Por Guillermo E. Ulloa Tenorio

Economista de la Universidad Jesuita College of the Holy Cross en Estados Unidos, diplomado en alta dirección empresarial INALDE y Universidad de la Sabana. Gerente General INVICALI, INDUSTRIA DE LICORES DEL VALLE, Secretario General de la Alcaldía. Ha ocupado posiciones de alta gerencia en el sector privado financiero y comercial.

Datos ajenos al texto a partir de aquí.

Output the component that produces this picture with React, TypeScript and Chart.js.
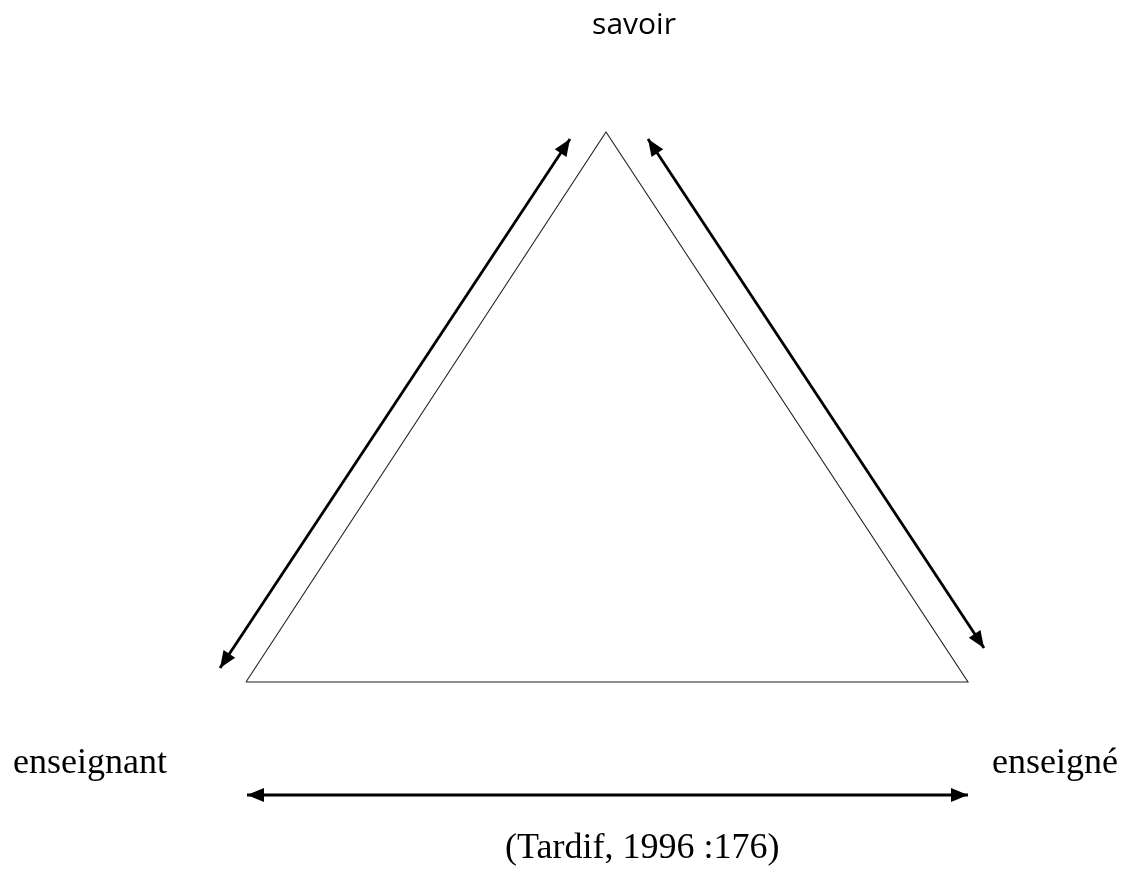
import React, { useEffect, useRef } from "react";
import { Chart, registerables } from "chart.js";

Chart.register(...registerables);

// Diagram geometry (in page pixel units used as data units)
const triangleX = [246, 606, 968, 246];
const triangleY = [682, 132, 682, 682];

const leftArrowX = [220, 570];
const leftArrowY = [668, 139];
const rightArrowX = [648, 984];
const rightArrowY = [139, 648];
const bottomArrowX = [247, 968];
const bottomArrowY = [795, 795];

const labelTexts = ["savoir", "enseignant", "enseigné", "(Tardif, 1996 :176)"];
const labelX = [634, 13, 992, 505];
const labelY = [34, 773, 773, 858];

const W = 1126;
const H = 871;

const toPoints = (xs: number[], ys: number[]) => xs.map((x, i) => ({ x, y: ys[i] }));

const arrowPlugin = {
  id: "arrowHeads",
  afterDatasetsDraw(chart: any) {
    const { ctx } = chart;
    const xs = chart.scales.x;
    const ys = chart.scales.y;
    chart.data.datasets.forEach((ds: any) => {
      if (!ds.doubleArrow) return;
      const p = ds.data.map((d: any) => ({ x: xs.getPixelForValue(d.x), y: ys.getPixelForValue(d.y) }));
      const ends = [
        [p[0], p[1]],
        [p[p.length - 1], p[p.length - 2]],
      ];
      ctx.save();
      ctx.fillStyle = "#000";
      ends.forEach(([tip, from]) => {
        const ang = Math.atan2(tip.y - from.y, tip.x - from.x);
        const len = 17;
        const half = 7;
        const bx = tip.x - len * Math.cos(ang);
        const by = tip.y - len * Math.sin(ang);
        ctx.beginPath();
        ctx.moveTo(tip.x, tip.y);
        ctx.lineTo(bx + half * Math.sin(ang), by - half * Math.cos(ang));
        ctx.lineTo(bx - half * Math.sin(ang), by + half * Math.cos(ang));
        ctx.closePath();
        ctx.fill();
      });
      ctx.restore();
    });
  },
};

const labelPlugin = {
  id: "diagramLabels",
  afterDraw(chart: any) {
    const { ctx } = chart;
    const xs = chart.scales.x;
    const ys = chart.scales.y;
    ctx.save();
    ctx.fillStyle = "#000";
    ctx.textBaseline = "alphabetic";
    labelTexts.forEach((t, i) => {
      if (i === 0) {
        ctx.font = "30px 'Open Sans'";
        ctx.textAlign = "center";
      } else {
        ctx.font = "36px 'Liberation Serif'";
        ctx.textAlign = "left";
      }
      ctx.fillText(t, xs.getPixelForValue(labelX[i]), ys.getPixelForValue(labelY[i]));
    });
    ctx.restore();
  },
};

export default function App() {
  const ref = useRef<HTMLCanvasElement | null>(null);
  useEffect(() => {
    if (!ref.current) return;
    const arrowStyle = {
      showLine: true,
      borderColor: "#000",
      borderWidth: 2.8,
      pointRadius: 0,
      doubleArrow: true,
    };
    const chart = new Chart(ref.current, {
      type: "scatter",
      data: {
        datasets: [
          {
            data: toPoints(triangleX, triangleY),
            showLine: true,
            borderColor: "#222",
            borderWidth: 1.1,
            pointRadius: 0,
            fill: false,
            tension: 0,
          } as any,
          { data: toPoints(leftArrowX, leftArrowY), ...arrowStyle } as any,
          { data: toPoints(rightArrowX, rightArrowY), ...arrowStyle } as any,
          { data: toPoints(bottomArrowX, bottomArrowY), ...arrowStyle } as any,
        ],
      },
      options: {
        animation: false,
        responsive: false,
        maintainAspectRatio: false,
        layout: { padding: 0 },
        plugins: { legend: { display: false }, tooltip: { enabled: false } },
        scales: {
          x: { type: "linear", min: 0, max: W, display: false },
          y: { type: "linear", min: 0, max: H, reverse: true, display: false },
        },
      },
      plugins: [arrowPlugin, labelPlugin],
    });
    return () => chart.destroy();
  }, []);
  return (
    <div style={{ position: "absolute", left: 0, top: 0, width: W, height: H, background: "#fff" }}>
      <canvas ref={ref} width={W} height={H} style={{ display: "block", width: W, height: H }} />
    </div>
  );
}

Hace unos días tuve la oportunidad de viajar por tierra a Bogotá, recorrido que no realizaba hace muchos años. Indudablemente la autopista que atraviesa el centro de nuestro valle geográfico es sin lugar a dudas una excepción en infraestructura. De Cali hasta la Paila se viaja cómodamente en doble calzada, bien señalizada y con límite de velocidad acorde a las especificaciones de su tendido.

Sin embargo, hasta Armenia ya se percibe una disminución de velocidad por falta de extensión de doble calzada, la cual se va agotando llegando a Calarcá, donde empieza el viacrucis de la eterna e interminable carretera para superar el alto de la Línea. Palpable, el inconcluso túnel de la línea, cuya entrada en el Portal Galicia parece un campamento de exhibición de  maquinaria y no la solución vial que se requiere para desarrollar una economía competitiva global. Al otro lado, en el Portal Bermellón, se repita la escena de desidia para la terminación del túnel de 8.2 km, con el cual se reduciría el tiempo en casi una hora más imprevistos de incalculable tiempo por accidentes y derrumbes en su recorrido.

Bajando de Cajamarca hasta Ibagué se observan numerosos monumentos a la indolencia estatal. Viaductos inconclusos, bien aprovechados por amantes del “bungee jumping” desde donde se descuelgan a su salto de alta adrenalina y muchas bocas de pequeños túneles que descongestionarían la vía, sin finiquitar. Mientras tanto sigue su actual recorrido serpentino característico de siglos pasados.

Excelente el desvío al sur de Ibagué, nuevamente en doble calzada hasta llegar al Alto de Gualanday, donde se devuelve a una sola calzada en tortuosa y casi interminable llegada al peaje que después nuevamente devuelve la característica de moderna autopista.

Aunque la concesión Melgar-Bogotá habilitó el túnel de Sumapaz, excelente obra de ingeniería, que nos quitó la histórica pasada por la “nariz del diablo” en el recorrido hacia la capital, a pocos metros el flujo vehicular es recibido por ventas de piqueteadero típicas cundinamarquesas que frenan la velocidad vial. Estas ventas a pie de carretera son repetitivas en la subida a Fusagasugá, atravesando Silvania hasta llegar a Chinauta. Pasando el peaje de Chusacá parecería haber terminado el ya largo recorrido de nueve horas, pero es recibido por la caótica entrada a Soacha, fácilmente tardando dos horas en llegar al norte bogotano, para un total de once horas.

Es lamentable que la demora en concluir vías y excesos astronómicos de presupuestos iniciales resulte en incremento de peajes y tiempo de concesión. Además la capacidad del flujo en su diseño inicial es superada por el vertiginoso crecimiento del parque automotor, volviendo intolerante recorridos por carretera en este trayecto concluyendo la inviabilidad del concepto existente de construcción de infraestructura vial por concesión.

Después de once horas, 500 km, $75.000 en peajes, más combustible y alimentación tomé la decisión de devolverme por avión. El pasaje aéreo costó $83.000, el bus del aeropuerto a la estación del MIO $5.000 y mi adorado articulado $1.500. Es decir por $ 90.000 y en 90 minutos estaba de regreso al sur de Cali.

Por ello pregunto. ¿Serán algún día viable las concesiones viales? O quedaremos a merced de amplias concesiones en tiempo que sirven intereses particulares en contravía del desarrollo  económico y social de los colombianos.